Schwerpunkt

Gutes Leben für alle

Imperiale Lebensweise: Gutes Leben? Eine globale Frage!

Wenn sie kein Brot haben, dann sollen sie doch Kuchen essen!“ Dieses Marie Antoinette zugeschriebene Zitat verdeutlicht die politische Brisanz von Fragen des guten Lebens für alle. Inwiefern bedingt das gute Leben einiger das Leiden anderer? Viel stärker noch als im Westeuropa des 18. Jahrhunderts hat das gute Leben für alle heute eine globale Dimension. 

Diese Dimension wird vom Begriff der „imperialen Lebensweise“ analytisch erfasst. Im Kern geht es darum, dass die meist unbewussten Konsumpraktiken der Menschen im „Globalen Norden“ in vielen Fällen auf dem Zugang zu Ressourcen und Schadstoffsenken sowie billiger Arbeitskraft im „Globalen Süden“ basieren. Allerdings: Die imperiale Lebensweise wird tendenziell von allen gelebt, nicht nur von ökonomisch Wohlhabenden. Sie wird durch die Produktion von Unternehmen ermöglicht und von der Politik abgesichert.

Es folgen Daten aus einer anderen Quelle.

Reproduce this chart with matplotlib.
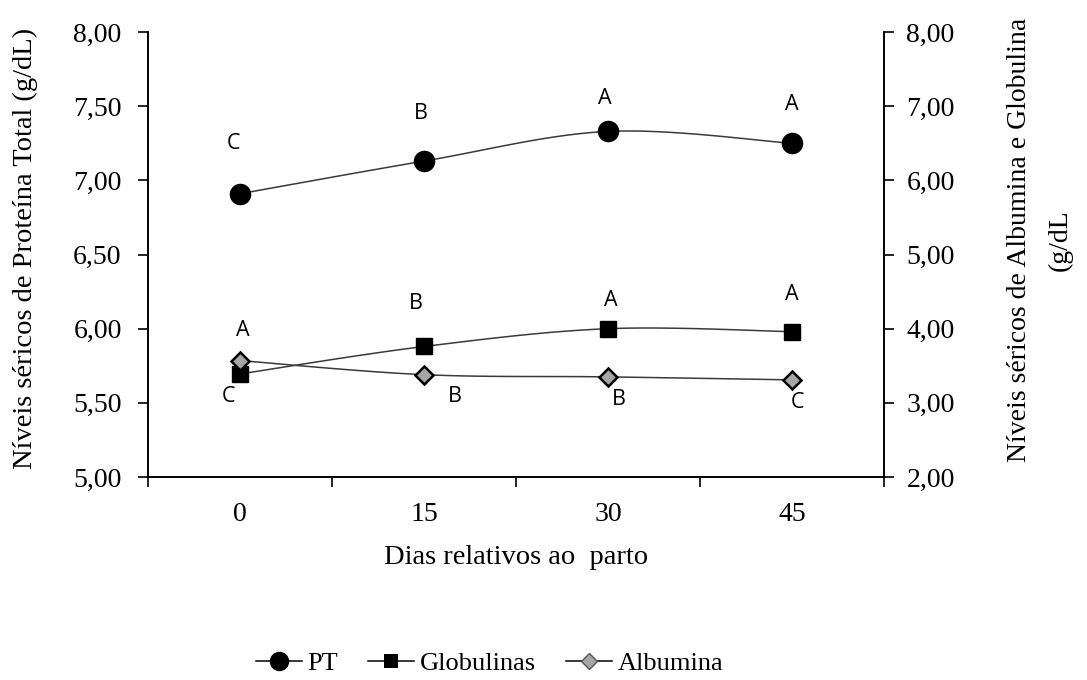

Ein Beispiel: Der durch Sklavenarbeit und Monokultur billig verfügbare Zucker führte im Europa des 18. und 19. Jahrhunderts zur Entstehung neuer Alltagsgewohnheiten: Zum Trinken von gesüßtem Tee, Kaffee und Kakao, aber auch zum Konsum von Limonaden, Speiseeis und anderen zuckerhaltigen Produkten. Die Abholzung von Regenwald für Zuckerrohrplantagen und die Arbeitsbedingungen der Sklaven sind in diesen Produkten nicht sichtbar. Verallgemeinert sich jedoch ihr Konsum, erhöht sich auch der soziale und ökologische Druck.

Heute sind Erdöl, Palmöl, seltene Erden und viele weitere Ressourcen fester Bestandteil unseres Alltagshandelns. Auch im Smartphone oder in Billigjeans sind soziale und ökologische Gewalt unsichtbar. Statt jedoch diese imperialen Verhältnisse zu verändern, werden sie als vermeintliches Vorbild eines erstrebenswerten Lebens in alle Welt exportiert. Doch diese Lebensweisen sind nicht verallgemeinerbar. Darum findet ein globaler Verteilungskampf statt, in dem der „Globale Norden“ seine Ansprüche mittels ungleicher ökonomischer Beziehungen oder institutionalisiertem Zwang (WTO) sowie gegebenenfalls mit militärischer Gewalt absichert. 

Das Konzept der „imperialen Lebensweise“ führt uns vor Augen, dass es beim „guten Leben“ um andere Produktionsbedingungen geht, um eine andere Verteilung und um andere Konsumgewohnheiten – nicht darum, dass für alle genügend Kuchen da ist.